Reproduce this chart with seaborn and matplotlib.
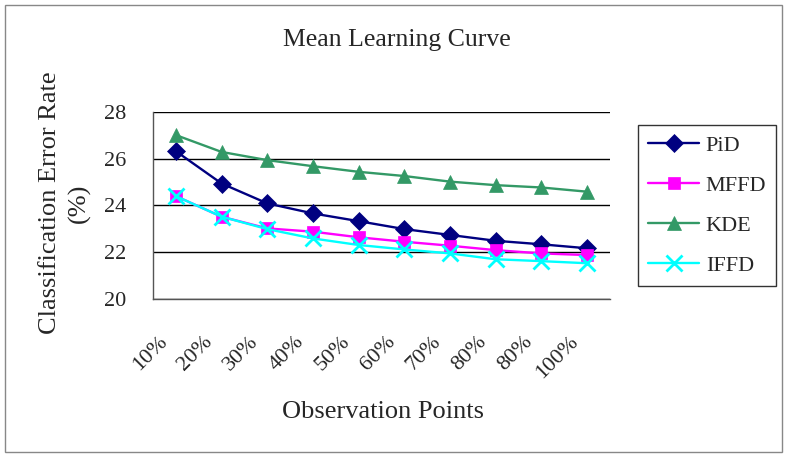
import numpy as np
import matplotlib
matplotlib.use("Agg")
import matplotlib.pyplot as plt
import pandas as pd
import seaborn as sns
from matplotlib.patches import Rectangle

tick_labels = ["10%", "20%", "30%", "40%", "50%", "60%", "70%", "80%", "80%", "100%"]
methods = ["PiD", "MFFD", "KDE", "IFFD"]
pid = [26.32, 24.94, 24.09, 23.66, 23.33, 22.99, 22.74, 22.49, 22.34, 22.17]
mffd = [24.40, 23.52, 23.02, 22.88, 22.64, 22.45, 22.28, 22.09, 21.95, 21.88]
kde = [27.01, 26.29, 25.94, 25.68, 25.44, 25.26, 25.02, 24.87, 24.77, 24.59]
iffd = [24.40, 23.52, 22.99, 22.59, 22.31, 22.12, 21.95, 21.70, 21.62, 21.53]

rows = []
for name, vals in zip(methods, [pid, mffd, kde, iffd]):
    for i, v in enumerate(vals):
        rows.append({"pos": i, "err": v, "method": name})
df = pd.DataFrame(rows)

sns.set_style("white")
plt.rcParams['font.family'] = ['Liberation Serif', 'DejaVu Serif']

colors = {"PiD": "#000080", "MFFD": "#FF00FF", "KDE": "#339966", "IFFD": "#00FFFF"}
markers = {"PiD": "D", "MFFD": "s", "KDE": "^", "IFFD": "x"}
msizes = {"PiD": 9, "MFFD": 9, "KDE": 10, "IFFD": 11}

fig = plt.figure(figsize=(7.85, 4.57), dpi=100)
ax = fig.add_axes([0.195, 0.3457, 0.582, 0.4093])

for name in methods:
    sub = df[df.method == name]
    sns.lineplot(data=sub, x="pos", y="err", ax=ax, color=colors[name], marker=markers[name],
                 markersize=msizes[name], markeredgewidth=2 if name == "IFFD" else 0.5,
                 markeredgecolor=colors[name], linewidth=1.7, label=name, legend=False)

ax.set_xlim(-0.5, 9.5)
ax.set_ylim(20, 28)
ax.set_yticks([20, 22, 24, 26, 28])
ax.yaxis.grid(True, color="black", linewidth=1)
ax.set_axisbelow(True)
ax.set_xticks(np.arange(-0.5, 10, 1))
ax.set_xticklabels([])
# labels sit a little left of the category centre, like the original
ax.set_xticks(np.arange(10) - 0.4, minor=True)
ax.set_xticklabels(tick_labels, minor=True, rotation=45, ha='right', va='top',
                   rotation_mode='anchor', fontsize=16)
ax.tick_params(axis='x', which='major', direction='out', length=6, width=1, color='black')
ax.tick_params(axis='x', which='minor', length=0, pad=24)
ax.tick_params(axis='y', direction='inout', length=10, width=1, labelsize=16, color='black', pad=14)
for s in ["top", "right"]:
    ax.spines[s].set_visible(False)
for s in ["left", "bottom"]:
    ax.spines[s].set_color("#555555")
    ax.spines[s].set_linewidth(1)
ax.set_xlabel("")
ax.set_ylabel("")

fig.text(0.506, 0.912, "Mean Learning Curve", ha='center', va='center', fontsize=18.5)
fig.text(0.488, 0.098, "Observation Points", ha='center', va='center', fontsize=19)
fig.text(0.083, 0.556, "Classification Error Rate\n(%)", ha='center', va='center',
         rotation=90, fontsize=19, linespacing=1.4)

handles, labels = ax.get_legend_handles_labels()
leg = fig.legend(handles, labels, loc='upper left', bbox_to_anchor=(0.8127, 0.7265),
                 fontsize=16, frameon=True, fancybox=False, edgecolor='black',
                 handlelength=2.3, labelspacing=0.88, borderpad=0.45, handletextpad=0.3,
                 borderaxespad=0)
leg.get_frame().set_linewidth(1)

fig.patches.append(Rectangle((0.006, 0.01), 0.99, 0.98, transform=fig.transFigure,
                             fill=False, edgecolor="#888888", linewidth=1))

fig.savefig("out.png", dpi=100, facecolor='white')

☆ ☆ ☆

Work instructions: Do not copy the pictures, but repeat every line exactly.

Result of this exercise:
Reproduce this chart with seaborn and matplotlib.
import numpy as np
import matplotlib
matplotlib.use("Agg")
import matplotlib.pyplot as plt
import pandas as pd
import seaborn as sns
from matplotlib.patches import Rectangle

tick_labels = ["10%", "20%", "30%", "40%", "50%", "60%", "70%", "80%", "80%", "100%"]
methods = ["PiD", "MFFD", "KDE", "IFFD"]
pid = [26.32, 24.94, 24.09, 23.66, 23.33, 22.99, 22.74, 22.49, 22.34, 22.17]
mffd = [24.40, 23.52, 23.02, 22.88, 22.64, 22.45, 22.28, 22.09, 21.95, 21.88]
kde = [27.01, 26.29, 25.94, 25.68, 25.44, 25.26, 25.02, 24.87, 24.77, 24.59]
iffd = [24.40, 23.52, 22.99, 22.59, 22.31, 22.12, 21.95, 21.70, 21.62, 21.53]

rows = []
for name, vals in zip(methods, [pid, mffd, kde, iffd]):
    for i, v in enumerate(vals):
        rows.append({"pos": i, "err": v, "method": name})
df = pd.DataFrame(rows)

sns.set_style("white")
plt.rcParams['font.family'] = ['Liberation Serif', 'DejaVu Serif']

colors = {"PiD": "#000080", "MFFD": "#FF00FF", "KDE": "#339966", "IFFD": "#00FFFF"}
markers = {"PiD": "D", "MFFD": "s", "KDE": "^", "IFFD": "x"}
msizes = {"PiD": 9, "MFFD": 9, "KDE": 10, "IFFD": 11}

fig = plt.figure(figsize=(7.85, 4.57), dpi=100)
ax = fig.add_axes([0.195, 0.3457, 0.582, 0.4093])

for name in methods:
    sub = df[df.method == name]
    sns.lineplot(data=sub, x="pos", y="err", ax=ax, color=colors[name], marker=markers[name],
                 markersize=msizes[name], markeredgewidth=2 if name == "IFFD" else 0.5,
                 markeredgecolor=colors[name], linewidth=1.7, label=name, legend=False)

ax.set_xlim(-0.5, 9.5)
ax.set_ylim(20, 28)
ax.set_yticks([20, 22, 24, 26, 28])
ax.yaxis.grid(True, color="black", linewidth=1)
ax.set_axisbelow(True)
ax.set_xticks(np.arange(-0.5, 10, 1))
ax.set_xticklabels([])
# labels sit a little left of the category centre, like the original
ax.set_xticks(np.arange(10) - 0.4, minor=True)
ax.set_xticklabels(tick_labels, minor=True, rotation=45, ha='right', va='top',
                   rotation_mode='anchor', fontsize=16)
ax.tick_params(axis='x', which='major', direction='out', length=6, width=1, color='black')
ax.tick_params(axis='x', which='minor', length=0, pad=24)
ax.tick_params(axis='y', direction='inout', length=10, width=1, labelsize=16, color='black', pad=14)
for s in ["top", "right"]:
    ax.spines[s].set_visible(False)
for s in ["left", "bottom"]:
    ax.spines[s].set_color("#555555")
    ax.spines[s].set_linewidth(1)
ax.set_xlabel("")
ax.set_ylabel("")

fig.text(0.506, 0.912, "Mean Learning Curve", ha='center', va='center', fontsize=18.5)
fig.text(0.488, 0.098, "Observation Points", ha='center', va='center', fontsize=19)
fig.text(0.083, 0.556, "Classification Error Rate\n(%)", ha='center', va='center',
         rotation=90, fontsize=19, linespacing=1.4)

handles, labels = ax.get_legend_handles_labels()
leg = fig.legend(handles, labels, loc='upper left', bbox_to_anchor=(0.8127, 0.7265),
                 fontsize=16, frameon=True, fancybox=False, edgecolor='black',
                 handlelength=2.3, labelspacing=0.88, borderpad=0.45, handletextpad=0.3,
                 borderaxespad=0)
leg.get_frame().set_linewidth(1)

fig.patches.append(Rectangle((0.006, 0.01), 0.99, 0.98, transform=fig.transFigure,
                             fill=False, edgecolor="#888888", linewidth=1))

fig.savefig("out.png", dpi=100, facecolor='white')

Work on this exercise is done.